Another recent fave is Jakob Magolan’s “A crash course in organic chemistry.” I’m sure I was drawn to this one because chemistry is on our radar. Not organic chemistry, just high school chemistry, since Jackson will be taking that this year as a junior. I don’t know a lot about chemistry myself (and what’s awesome for my son is that he’ll be taking his chemistry course online with a certified science teacher via Bridgeway Academy), other than that I think the periodic table is a beautiful thing. So one day, I thought I’d get my feet wet by listening to Magolan’s TEDTalk. It was spectacular. He really made me appreciate the design of elements and molecules (you probably don’t hear that statement much in conversation), and how exact and precise chemistry is. Definitely worth your time.
Sometime soon when I’m not in a car, I’d like to re-listen to Ian Firth’s “Bridges should be beautiful.” He talks about how bridges should be safe and well-constructed (that’s their function, after all) but that they should be elegant and a pleasure to look at. Isn’t that interesting? As someone who teaches art to children, I really felt that resonate with me. I love for things to be beautiful as well as functional. I’d like to hear it again (and watch it this time) because apparently he has some incredible images to go along with his talk.

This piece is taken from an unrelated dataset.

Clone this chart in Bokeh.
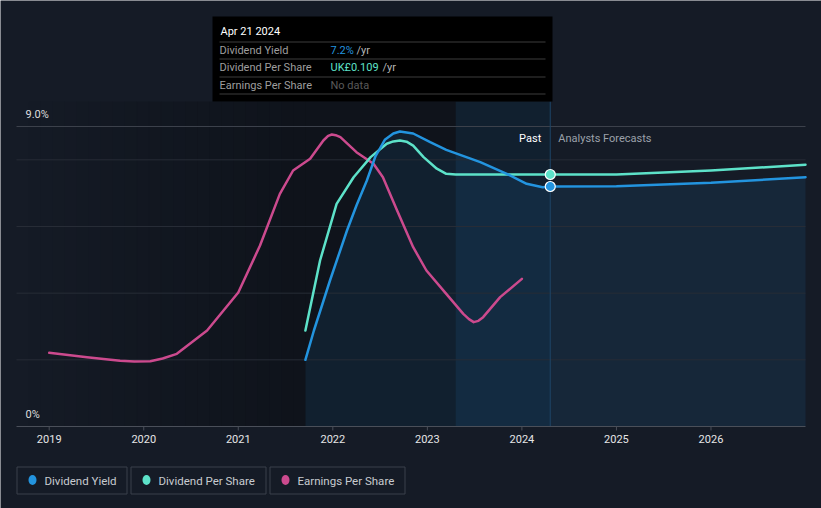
import numpy as np
from bokeh.plotting import figure
from bokeh.models import Range1d
from bokeh.core.properties import value
from bokeh.embed import file_html
from bokeh.resources import INLINE

# ---------------- data ----------------
NOW = 2024.3
BAND_START = 2023.3
TICK_YEARS = [2019, 2020, 2021, 2022, 2023, 2024, 2025, 2026]
TICK_LABELS = [str(y) for y in TICK_YEARS]
GRID_PCT = [2, 4, 6, 8]

yield_years = [2021.71, 2021.8, 2021.97, 2022.15, 2022.25, 2022.36, 2022.45, 2022.55, 2022.64,
               2022.71, 2022.85, 2023.03, 2023.2, 2023.56, 2023.84, 2024.05, 2024.22, 2024.3]
yield_pct = [2.0, 2.88, 4.38, 5.88, 6.63, 7.38, 8.1, 8.6, 8.79,
             8.85, 8.79, 8.53, 8.3, 7.93, 7.58, 7.28, 7.18, 7.2]
yield_fc_years = [2024.3, 2025.0, 2026.0, 2027.0]
yield_fc_pct = [7.2, 7.21, 7.31, 7.48]

dps_years = [2021.71, 2021.865, 2022.04, 2022.22, 2022.4, 2022.57, 2022.64, 2022.71, 2022.78,
             2022.85, 2022.96, 2023.1, 2023.2, 2023.3, 2024.3]
dps_gbp = [0.0415, 0.0718, 0.0963, 0.1078, 0.1165, 0.1223, 0.1233, 0.1237, 0.1232,
           0.1215, 0.1165, 0.1115, 0.1093, 0.109, 0.109]
dps_fc_years = [2024.3, 2025.0, 2026.0, 2027.0]
dps_fc_gbp = [0.109, 0.109, 0.1107, 0.1132]

eps_years = [2019.0, 2019.4, 2019.75, 2019.9, 2020.07, 2020.2, 2020.35, 2020.67, 2021.0,
             2021.23, 2021.44, 2021.58, 2021.76, 2021.9, 2021.95, 2021.99, 2022.03, 2022.08,
             2022.25, 2022.43, 2022.53, 2022.68, 2022.85, 2022.99, 2023.2, 2023.38, 2023.44,
             2023.49, 2023.54, 2023.59, 2023.77, 2024.0]
eps_gbp = [0.0442, 0.0416, 0.0394, 0.039, 0.0392, 0.0408, 0.0436, 0.0576, 0.0804,
           0.1086, 0.1396, 0.1536, 0.1606, 0.1716, 0.1744, 0.1752, 0.1748, 0.1736,
           0.1646, 0.1576, 0.1496, 0.1296, 0.1076, 0.0936, 0.0796, 0.0676, 0.0644,
           0.0626, 0.0634, 0.0656, 0.0776, 0.0886]

Y_LABELS = ["9.0%", "0%"]
Y_LABEL_VALUES = [9, 0]

TOOLTIP_DATE = "Apr 21 2024"
TOOLTIP_ROWS = ["Dividend Yield", "Dividend Per Share", "Earnings Per Share"]
TOOLTIP_VALUES = ["7.2%", "UK£0.109", "No data"]
LEGEND_NAMES = ["Dividend Yield", "Dividend Per Share", "Earnings Per Share"]

# ---------------- style / layout ----------------
BG = "#151b26"
BLUE = "#2394df"
TEAL = "#5de2c9"
PINK = "#cc4a8e"
FONT = value("Roboto")
W, H = 821, 508

# pixel layout of the chart area (decoration geometry only)
PX_PER_YEAR = 94.54
PX_2019 = 48.7
PX_ZERO = 426.0
PX_PER_PCT = 33.333


def px2x(px):
    return 2019 + (px - PX_2019) / PX_PER_YEAR


def py2y(py):
    return (PX_ZERO - py) / PX_PER_PCT


XL, XR = px2x(16), px2x(805)
YT = py2y(101)
K_DPS = 0.109 / 7.56     # UK£ per % of height
K_EPS = 0.02

p = figure(width=W, height=H, output_backend="svg", toolbar_location=None,
           x_range=Range1d(px2x(0), px2x(W)), y_range=Range1d(py2y(H), py2y(0)),
           x_axis_location=None, y_axis_location=None, min_border=0,
           background_fill_color=BG, border_fill_color=BG, outline_line_color=None)
p.grid.visible = False
p.extra_y_ranges = {"dps": Range1d(py2y(H) * K_DPS, py2y(0) * K_DPS),
                    "eps": Range1d(py2y(H) * K_EPS, py2y(0) * K_EPS)}

# past shading (darkening gradient toward the first dividend)
edges = np.linspace(XL, yield_years[0], 25)
alphas = np.linspace(0.0, 0.28, 24)
p.quad(left=edges[:-1], right=edges[1:] + 0.002, bottom=0, top=YT, fill_color="black",
       fill_alpha=alphas, line_color=None)
p.quad(left=yield_years[0], right=NOW, bottom=0, top=YT, fill_color="black",
       fill_alpha=0.28, line_color=None)

all_years = yield_years + yield_fc_years[1:]
all_yield = yield_pct + yield_fc_pct[1:]
p.varea(x=all_years, y1=[0] * len(all_years), y2=all_yield, fill_color=BLUE, fill_alpha=0.1)
p.quad(left=BAND_START, right=NOW, bottom=0, top=YT, fill_color=BLUE, fill_alpha=0.1,
       line_color=None)

# grid lines, top line, axis
p.segment(x0=[XL] * 4, x1=[XR] * 4, y0=GRID_PCT, y1=GRID_PCT, line_color="#272c36",
          line_width=1)
p.segment(x0=[XL], x1=[XR], y0=[9], y1=[9], line_color="#3c414b", line_width=1)
p.segment(x0=[NOW], x1=[NOW], y0=[0], y1=[YT], line_color="#1e4466", line_width=1)
p.segment(x0=[XL], x1=[XR], y0=[0], y1=[0], line_color="#4a4f59", line_width=1)
p.segment(x0=TICK_YEARS, x1=TICK_YEARS, y0=[0] * 8, y1=[py2y(430)] * 8,
          line_color="#4a4f59", line_width=1)
p.text(x=TICK_YEARS, y=[py2y(438.5)] * 8, text=TICK_LABELS, text_align="center",
       text_baseline="middle", text_color="#e6e6e6", text_font_size="11px", text_font=FONT)

p.text(x=[XL, XL], y=Y_LABEL_VALUES, text=Y_LABELS, x_offset=9, y_offset=-6,
       text_baseline="bottom", text_color="#dddddd", text_font_size="11px", text_font=FONT)

# series
p.line(eps_years, eps_gbp, y_range_name="eps", line_color=PINK, line_width=2.5,
       line_cap="round", line_join="round")
p.line(dps_years + dps_fc_years[1:], dps_gbp + dps_fc_gbp[1:], y_range_name="dps",
       line_color=TEAL, line_width=2.5, line_cap="round", line_join="round")
p.line(all_years, all_yield, line_color=BLUE, line_width=2.5, line_cap="round",
       line_join="round")

p.scatter(x=[NOW], y=[dps_gbp[-1]], y_range_name="dps", size=10, fill_color=TEAL,
          line_color="white", line_width=1.2)
p.scatter(x=[NOW], y=[yield_pct[-1]], size=10, fill_color=BLUE, line_color="white",
          line_width=1.2)

p.text(x=[NOW], y=[9], text=["Past"], x_offset=-9, y_offset=12, text_align="right",
       text_baseline="middle", text_color="#ffffff", text_font_size="11px", text_font=FONT)
p.text(x=[NOW], y=[9], text=["Analysts Forecasts"], x_offset=8, y_offset=12,
       text_align="left", text_baseline="middle", text_color="#9ba1aa",
       text_font_size="11px", text_font=FONT)

# ---------------- tooltip ----------------
p.quad(left=px2x(212), right=px2x(552), top=py2y(16), bottom=py2y(101),
       fill_color="#000000", line_color=None)
sep = [py2y(v) for v in (41.5, 58.5, 76.5, 93.5)]
p.segment(x0=[px2x(219)] * 4, x1=[px2x(545)] * 4, y0=sep, y1=sep, line_color="#3d3d3d",
          line_width=1)
rows_y = [py2y(v) for v in (49.5, 67, 84.5)]
p.text(x=[px2x(220)], y=[py2y(31)], text=[TOOLTIP_DATE], text_color="#ffffff",
       text_font_size="11px", text_font=FONT, text_baseline="middle")
p.text(x=[px2x(219)] * 3, y=rows_y, text=TOOLTIP_ROWS, text_color="#9e9e9e",
       text_font_size="11px", text_font=FONT, text_baseline="middle")
p.text(x=[px2x(330)] * 3, y=rows_y, text=TOOLTIP_VALUES,
       text_color=[BLUE, TEAL, "#5a5a5a"], text_font_size="11px", text_font=FONT,
       text_baseline="middle")
p.text(x=[px2x(356), px2x(382)], y=rows_y[:2], text=["/yr", "/yr"], text_color="#b5b5b5",
       text_font_size="11px", text_font=FONT, text_baseline="middle")

# ---------------- legend ----------------
lefts = [16.5, 130.5, 269.5]
rights = [126.5, 265.5, 404.5]
p.quad(left=[px2x(v) for v in lefts], right=[px2x(v) for v in rights],
       top=[py2y(466.5)] * 3, bottom=[py2y(493.5)] * 3, fill_color=None,
       line_color="#3a404b", line_width=1)
p.ellipse(x=[px2x(v + 15.5) for v in lefts], y=[py2y(479.5)] * 3, width=8, height=10,
          width_units="screen", height_units="screen", fill_color=[BLUE, TEAL, PINK],
          line_color=None)
p.text(x=[px2x(v + 27.5) for v in lefts], y=[py2y(480)] * 3, text=LEGEND_NAMES,
       text_color="#c8cbd0", text_font_size="11.5px", text_font=FONT,
       text_baseline="middle")

open("out.html", "w").write(file_html(p, INLINE))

Which brings me to a caveat…
Do not listen, watch, AND drive!
We do not text and drive or generally, talk and drive with our cell phones. And these TEDTalks all have images. But I do not watch them while I drive. (Which probably enabled me to get thru the construction zone the last time without incident or injury to myself or my car! Not to mention others on the road.) I put my phone somewhere that I can’t easily see the screen (like on the storage compartment between my front seat and passenger seat) or actually in the passenger seat. If you’re really tempted you could just push play on your phone then place it in the back seat. You might miss some of the content. But the main focus (the cake) is generally the talks. The images or video are just the icing.
I’m sure I don’t need to say this to any of my readers. But if you want to see the images in the TEDTalk, don’t watch them when you’re driving. Do that while you’re on your stationary bike or just listening at home. Be safe. And wise. You are precious and important; don’t do anything that would keep you from being an excellent defensive driver!
But if you’re looking for fascinating content that you can squeeze into those odd moments that we have here and there, check out TED Talks! I’m definitely looking forward to diving into some more amazing talks!
2 thoughts on “Have you checked out TED Talks?”
I will have to bookmark these. I have listened to a lot of TED talks that are just wonderful!